Of course, even with Gronkowski out of the lineup, everyone is aware of what Brady can do on the big stage. Brady has started six AFC championship games as the Patriots' quarterback -- he has won five.
That success raises the stakes for Joe Flacco, who answered his critics in a big way Saturday by not only beating Manning but rallying his team late to do so. He actually topped Brady head-to-head during the 2012 AFC title game, though the final score did not represent that performance.
Will this come down to the run games? Ray Rice mustered just 67 yards on 21 carries in Foxboro a year ago, but he has Pierce at his side now (and Vonta Leach blocking for him); New England has kicked its ground attack up a few notches this season, with Stevan Ridley, Shane Vereen and Danny Woodhead grinding out yards.
New England will be favored in this one. That hardly mattered in 2012, when Billy Cundiff's untimely miss punched New England's Super Bowl ticket.
Would a San Francisco-Seattle NFC championship game, with Russell Wilson and Colin Kaepernick going toe-to-toe, have been a blast?
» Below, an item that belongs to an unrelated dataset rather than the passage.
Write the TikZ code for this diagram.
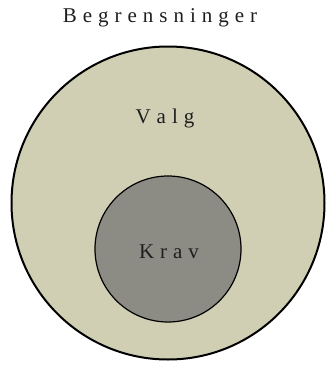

You bet.
But this matchup could be pretty dynamite itself.
The Falcons finally got the postseason monkey off their backs Sunday, thanks to a late Matt Bryant field goal -- not to mention a couple of key completions by Matt Ryan, whose credentials as a top-flight NFL quarterback had been questioned.
Lewis' pending retirement has generated a great deal of buzz this playoff season, but Atlanta tight end Tony Gonzalez is right there with him. Gonzalez said he's "95 percent" sure he'll retire after this season, so every game out could be his last. He and San Francisco tight end Vernon Davis might put up a tantalizing back-and-forth in this one.
Atlanta unveiled a surprisingly potent rushing attack Sunday, with Michael Turner and Jacquizz Rodgers gashing Seattle's defense. The Falcons would love to repeat that success next week, plus add in plenty of Gonzalez, Roddy White and Julio Jones.
This outcome, however, could rest with how well Atlanta can formulate a scheme to slow Colin Kaepernick and his potent 49ers' attack. Kaepernick shredded the Packers on Saturday -- a record-setting performance that left Green Bay's defense absolutely reeling.